Exercise aim.
Restate, exactly and without pictures, the lines from the start of the listing below through the line holding "W, H = 1460, 1772".

Dataset content.
::::
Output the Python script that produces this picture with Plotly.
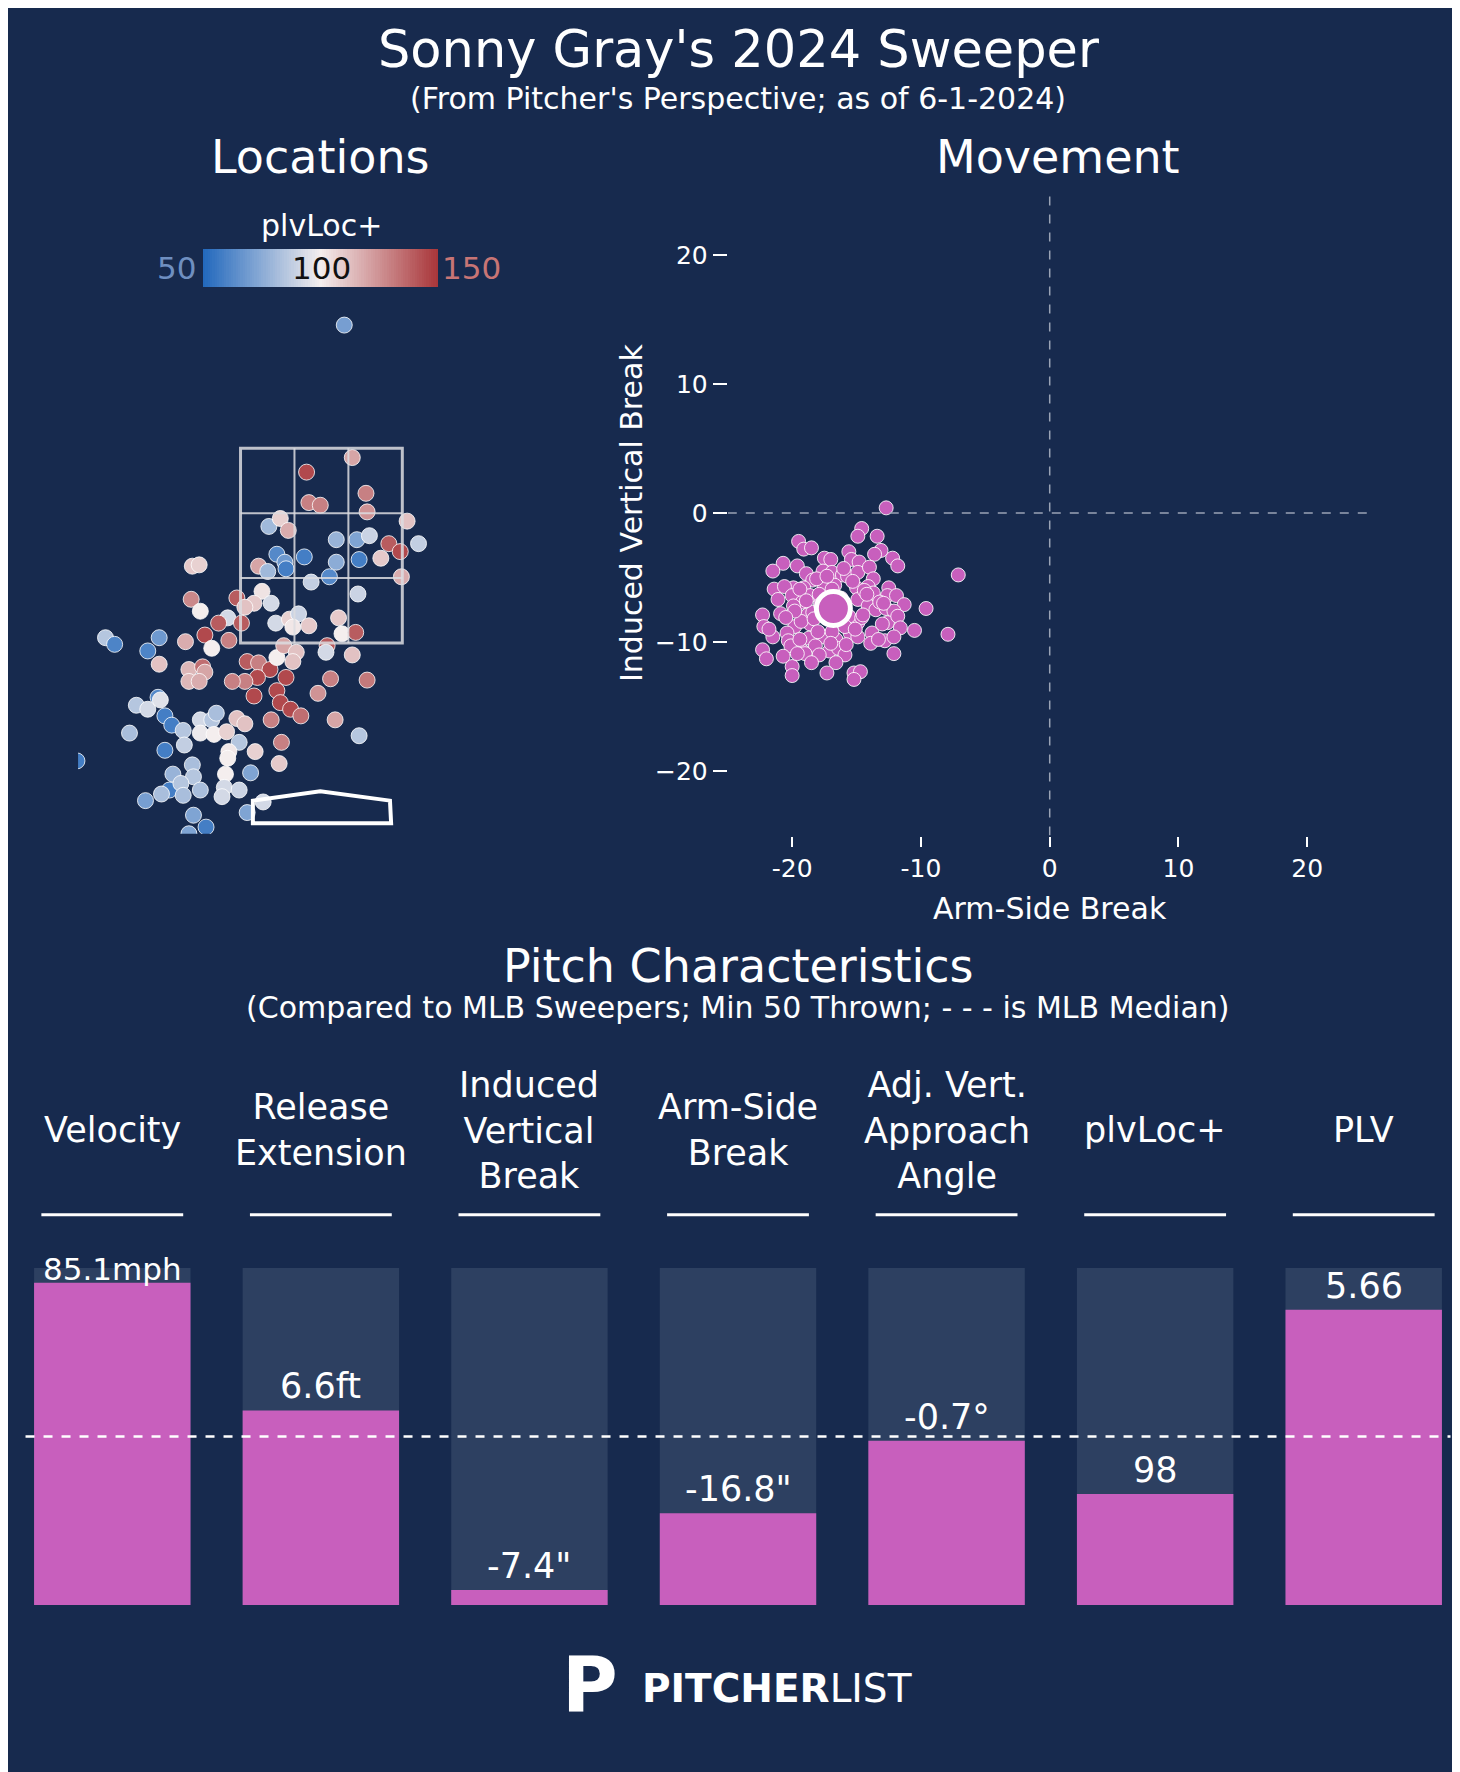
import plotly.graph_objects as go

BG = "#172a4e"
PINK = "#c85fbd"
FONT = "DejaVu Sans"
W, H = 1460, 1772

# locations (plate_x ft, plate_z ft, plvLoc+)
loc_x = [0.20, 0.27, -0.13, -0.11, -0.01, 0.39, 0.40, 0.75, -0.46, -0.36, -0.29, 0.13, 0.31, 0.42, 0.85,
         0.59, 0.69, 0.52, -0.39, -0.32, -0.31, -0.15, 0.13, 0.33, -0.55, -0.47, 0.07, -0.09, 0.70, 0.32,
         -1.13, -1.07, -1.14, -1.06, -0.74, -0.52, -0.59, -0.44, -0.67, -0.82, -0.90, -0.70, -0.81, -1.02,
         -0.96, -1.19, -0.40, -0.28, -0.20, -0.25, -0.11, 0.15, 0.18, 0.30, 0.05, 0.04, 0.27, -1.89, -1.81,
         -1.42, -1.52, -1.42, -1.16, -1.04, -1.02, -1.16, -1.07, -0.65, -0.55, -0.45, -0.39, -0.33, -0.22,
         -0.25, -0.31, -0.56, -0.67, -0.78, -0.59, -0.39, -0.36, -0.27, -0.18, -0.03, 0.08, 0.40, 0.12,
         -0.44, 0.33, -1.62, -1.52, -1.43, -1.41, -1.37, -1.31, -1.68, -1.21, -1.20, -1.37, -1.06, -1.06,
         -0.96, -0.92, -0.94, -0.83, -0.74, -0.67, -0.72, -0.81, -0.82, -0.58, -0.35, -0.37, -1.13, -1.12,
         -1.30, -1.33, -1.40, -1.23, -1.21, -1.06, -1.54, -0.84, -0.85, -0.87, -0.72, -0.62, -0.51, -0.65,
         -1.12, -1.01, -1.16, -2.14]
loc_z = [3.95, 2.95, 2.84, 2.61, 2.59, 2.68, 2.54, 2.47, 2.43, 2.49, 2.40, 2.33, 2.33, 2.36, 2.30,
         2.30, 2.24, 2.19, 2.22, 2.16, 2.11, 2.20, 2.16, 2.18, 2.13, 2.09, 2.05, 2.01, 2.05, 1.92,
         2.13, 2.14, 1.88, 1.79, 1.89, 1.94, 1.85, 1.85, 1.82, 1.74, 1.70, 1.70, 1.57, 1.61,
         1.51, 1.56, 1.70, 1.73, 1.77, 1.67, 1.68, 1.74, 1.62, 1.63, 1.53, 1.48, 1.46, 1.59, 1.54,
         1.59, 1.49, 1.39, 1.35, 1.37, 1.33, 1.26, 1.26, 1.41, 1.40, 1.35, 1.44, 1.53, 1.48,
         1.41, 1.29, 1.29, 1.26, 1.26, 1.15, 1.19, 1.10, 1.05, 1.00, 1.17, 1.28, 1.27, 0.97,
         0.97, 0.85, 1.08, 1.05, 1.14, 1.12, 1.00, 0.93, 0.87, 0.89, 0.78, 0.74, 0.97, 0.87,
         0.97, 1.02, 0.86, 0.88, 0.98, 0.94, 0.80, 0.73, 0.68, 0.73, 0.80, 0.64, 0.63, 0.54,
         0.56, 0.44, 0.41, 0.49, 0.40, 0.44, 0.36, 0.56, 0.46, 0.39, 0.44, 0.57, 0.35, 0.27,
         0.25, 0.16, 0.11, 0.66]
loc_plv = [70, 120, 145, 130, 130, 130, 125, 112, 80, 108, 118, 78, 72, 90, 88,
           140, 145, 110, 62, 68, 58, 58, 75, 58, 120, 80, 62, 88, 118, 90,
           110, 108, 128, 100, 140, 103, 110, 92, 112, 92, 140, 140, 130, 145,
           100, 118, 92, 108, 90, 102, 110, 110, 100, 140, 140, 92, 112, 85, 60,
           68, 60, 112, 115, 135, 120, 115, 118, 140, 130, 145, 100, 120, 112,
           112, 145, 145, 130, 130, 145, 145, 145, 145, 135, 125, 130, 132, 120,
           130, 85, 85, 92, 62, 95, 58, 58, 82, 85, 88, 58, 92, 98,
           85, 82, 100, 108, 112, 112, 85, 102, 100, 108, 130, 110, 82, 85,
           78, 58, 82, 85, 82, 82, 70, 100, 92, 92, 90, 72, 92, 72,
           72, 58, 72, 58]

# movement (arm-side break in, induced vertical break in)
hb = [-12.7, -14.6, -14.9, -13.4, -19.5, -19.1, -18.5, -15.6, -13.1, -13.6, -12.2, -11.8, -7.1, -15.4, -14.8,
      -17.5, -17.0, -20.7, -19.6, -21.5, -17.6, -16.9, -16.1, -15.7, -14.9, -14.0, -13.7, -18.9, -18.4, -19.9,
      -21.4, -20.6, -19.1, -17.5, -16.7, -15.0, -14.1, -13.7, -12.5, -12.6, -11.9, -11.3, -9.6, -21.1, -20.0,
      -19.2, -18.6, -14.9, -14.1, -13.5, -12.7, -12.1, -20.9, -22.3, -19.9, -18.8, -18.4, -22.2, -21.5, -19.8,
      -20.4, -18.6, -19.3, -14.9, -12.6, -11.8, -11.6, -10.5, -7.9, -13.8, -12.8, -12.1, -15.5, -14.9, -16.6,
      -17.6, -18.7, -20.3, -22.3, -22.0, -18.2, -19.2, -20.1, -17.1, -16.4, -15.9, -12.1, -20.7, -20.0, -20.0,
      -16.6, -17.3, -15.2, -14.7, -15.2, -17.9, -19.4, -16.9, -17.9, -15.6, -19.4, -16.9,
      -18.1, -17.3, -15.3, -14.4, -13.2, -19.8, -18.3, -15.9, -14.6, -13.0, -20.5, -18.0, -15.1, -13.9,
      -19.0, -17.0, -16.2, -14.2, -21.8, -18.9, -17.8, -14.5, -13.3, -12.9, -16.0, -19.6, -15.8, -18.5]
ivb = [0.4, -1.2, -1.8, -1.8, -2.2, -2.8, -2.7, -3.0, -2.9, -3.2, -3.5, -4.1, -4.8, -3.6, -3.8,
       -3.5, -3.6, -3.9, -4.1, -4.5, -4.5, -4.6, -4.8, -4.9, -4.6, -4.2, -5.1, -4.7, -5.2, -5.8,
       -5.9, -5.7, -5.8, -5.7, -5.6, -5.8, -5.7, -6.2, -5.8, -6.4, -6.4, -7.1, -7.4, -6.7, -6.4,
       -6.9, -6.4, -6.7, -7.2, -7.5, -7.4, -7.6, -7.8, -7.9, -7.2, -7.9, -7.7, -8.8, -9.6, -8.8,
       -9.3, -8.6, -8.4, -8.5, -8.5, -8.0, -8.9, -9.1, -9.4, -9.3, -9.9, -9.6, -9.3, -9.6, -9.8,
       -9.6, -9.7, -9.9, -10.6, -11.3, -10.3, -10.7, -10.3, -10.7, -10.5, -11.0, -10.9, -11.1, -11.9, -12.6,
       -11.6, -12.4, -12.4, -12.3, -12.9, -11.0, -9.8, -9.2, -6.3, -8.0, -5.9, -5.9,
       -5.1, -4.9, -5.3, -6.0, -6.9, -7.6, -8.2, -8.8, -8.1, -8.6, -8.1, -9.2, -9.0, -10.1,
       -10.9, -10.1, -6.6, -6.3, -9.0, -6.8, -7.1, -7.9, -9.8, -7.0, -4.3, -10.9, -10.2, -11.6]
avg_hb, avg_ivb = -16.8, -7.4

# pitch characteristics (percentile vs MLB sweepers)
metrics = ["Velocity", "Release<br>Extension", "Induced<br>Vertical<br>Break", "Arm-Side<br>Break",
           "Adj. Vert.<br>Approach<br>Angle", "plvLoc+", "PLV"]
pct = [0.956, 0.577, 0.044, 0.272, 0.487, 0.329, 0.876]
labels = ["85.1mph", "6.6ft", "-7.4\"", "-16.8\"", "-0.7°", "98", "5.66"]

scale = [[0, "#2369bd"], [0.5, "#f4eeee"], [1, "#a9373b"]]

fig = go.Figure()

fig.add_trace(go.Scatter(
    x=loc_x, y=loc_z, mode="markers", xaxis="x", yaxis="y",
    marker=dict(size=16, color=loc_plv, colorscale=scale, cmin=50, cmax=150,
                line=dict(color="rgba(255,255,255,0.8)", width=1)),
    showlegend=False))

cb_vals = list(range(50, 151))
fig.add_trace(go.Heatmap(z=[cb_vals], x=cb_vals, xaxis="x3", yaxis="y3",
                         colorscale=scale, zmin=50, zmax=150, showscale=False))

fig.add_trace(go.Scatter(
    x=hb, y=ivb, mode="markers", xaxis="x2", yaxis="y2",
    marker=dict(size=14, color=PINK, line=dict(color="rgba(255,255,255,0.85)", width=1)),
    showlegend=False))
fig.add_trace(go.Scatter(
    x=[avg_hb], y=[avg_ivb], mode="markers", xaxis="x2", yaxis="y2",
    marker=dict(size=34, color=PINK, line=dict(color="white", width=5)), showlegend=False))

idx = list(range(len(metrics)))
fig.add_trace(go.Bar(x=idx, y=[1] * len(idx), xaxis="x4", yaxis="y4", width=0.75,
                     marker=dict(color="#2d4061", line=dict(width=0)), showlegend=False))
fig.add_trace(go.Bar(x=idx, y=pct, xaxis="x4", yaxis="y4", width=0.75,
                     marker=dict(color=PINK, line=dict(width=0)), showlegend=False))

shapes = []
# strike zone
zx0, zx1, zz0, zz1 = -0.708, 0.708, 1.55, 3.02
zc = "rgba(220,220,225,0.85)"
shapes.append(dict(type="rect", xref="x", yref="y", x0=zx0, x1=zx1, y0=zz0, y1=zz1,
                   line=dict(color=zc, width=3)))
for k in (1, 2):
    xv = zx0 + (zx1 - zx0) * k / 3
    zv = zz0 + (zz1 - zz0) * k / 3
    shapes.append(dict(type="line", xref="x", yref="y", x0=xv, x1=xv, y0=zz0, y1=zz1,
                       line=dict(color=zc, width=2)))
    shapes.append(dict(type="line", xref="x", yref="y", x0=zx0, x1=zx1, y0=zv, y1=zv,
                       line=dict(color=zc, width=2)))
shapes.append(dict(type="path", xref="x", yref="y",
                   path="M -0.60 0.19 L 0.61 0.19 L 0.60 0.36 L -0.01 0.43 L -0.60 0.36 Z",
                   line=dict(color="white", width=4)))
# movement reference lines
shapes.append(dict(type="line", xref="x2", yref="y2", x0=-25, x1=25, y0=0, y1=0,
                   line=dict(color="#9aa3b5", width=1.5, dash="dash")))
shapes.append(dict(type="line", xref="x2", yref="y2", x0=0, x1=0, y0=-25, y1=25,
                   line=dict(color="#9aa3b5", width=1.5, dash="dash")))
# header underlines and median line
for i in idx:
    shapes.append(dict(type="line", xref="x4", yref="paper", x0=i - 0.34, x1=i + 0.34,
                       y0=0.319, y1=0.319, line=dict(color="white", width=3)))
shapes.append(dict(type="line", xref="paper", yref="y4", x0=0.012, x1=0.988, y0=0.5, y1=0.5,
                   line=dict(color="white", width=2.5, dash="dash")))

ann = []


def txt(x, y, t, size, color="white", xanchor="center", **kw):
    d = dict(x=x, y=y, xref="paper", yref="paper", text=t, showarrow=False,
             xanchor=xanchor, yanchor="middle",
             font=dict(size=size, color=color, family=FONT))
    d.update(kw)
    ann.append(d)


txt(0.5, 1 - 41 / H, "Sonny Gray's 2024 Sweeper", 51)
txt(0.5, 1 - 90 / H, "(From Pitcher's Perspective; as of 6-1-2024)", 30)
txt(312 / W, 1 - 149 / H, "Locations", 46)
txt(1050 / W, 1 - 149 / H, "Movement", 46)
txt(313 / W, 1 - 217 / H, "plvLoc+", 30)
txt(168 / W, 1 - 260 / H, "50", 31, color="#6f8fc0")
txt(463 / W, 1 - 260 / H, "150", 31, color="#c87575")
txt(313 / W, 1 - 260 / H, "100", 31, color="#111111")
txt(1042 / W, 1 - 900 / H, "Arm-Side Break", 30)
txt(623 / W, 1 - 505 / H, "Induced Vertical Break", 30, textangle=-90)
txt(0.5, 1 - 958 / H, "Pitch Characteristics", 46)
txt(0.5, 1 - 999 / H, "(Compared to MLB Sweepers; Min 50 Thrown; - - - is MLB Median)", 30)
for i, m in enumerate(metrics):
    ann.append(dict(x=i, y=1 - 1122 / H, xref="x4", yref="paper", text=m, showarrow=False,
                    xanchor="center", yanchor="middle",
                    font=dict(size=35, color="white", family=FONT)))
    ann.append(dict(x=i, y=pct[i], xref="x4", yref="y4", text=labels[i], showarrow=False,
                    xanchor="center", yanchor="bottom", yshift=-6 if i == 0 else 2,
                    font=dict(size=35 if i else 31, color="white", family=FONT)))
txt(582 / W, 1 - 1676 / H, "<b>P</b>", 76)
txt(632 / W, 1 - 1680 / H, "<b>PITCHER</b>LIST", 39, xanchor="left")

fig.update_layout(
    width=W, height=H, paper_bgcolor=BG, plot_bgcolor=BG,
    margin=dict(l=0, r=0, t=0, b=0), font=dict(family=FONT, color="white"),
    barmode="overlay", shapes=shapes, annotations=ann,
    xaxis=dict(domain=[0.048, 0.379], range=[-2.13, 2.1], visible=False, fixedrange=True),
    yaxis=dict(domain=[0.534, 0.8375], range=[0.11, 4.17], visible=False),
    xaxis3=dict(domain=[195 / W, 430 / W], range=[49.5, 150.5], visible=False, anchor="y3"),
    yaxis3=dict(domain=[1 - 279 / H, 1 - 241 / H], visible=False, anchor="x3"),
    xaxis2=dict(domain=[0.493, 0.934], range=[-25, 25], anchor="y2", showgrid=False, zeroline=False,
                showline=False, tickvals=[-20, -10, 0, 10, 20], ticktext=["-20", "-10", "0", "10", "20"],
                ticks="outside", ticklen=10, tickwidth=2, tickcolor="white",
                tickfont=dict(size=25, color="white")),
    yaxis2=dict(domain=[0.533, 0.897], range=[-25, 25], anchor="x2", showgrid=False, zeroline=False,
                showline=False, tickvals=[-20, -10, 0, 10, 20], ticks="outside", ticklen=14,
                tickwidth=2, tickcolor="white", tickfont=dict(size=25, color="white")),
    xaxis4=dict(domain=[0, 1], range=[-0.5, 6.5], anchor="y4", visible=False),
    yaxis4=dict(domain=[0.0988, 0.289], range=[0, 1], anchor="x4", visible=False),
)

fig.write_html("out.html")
::::
Task result.
Output the Python script that produces this picture with Plotly.
import plotly.graph_objects as go

BG = "#172a4e"
PINK = "#c85fbd"
FONT = "DejaVu Sans"
W, H = 1460, 1772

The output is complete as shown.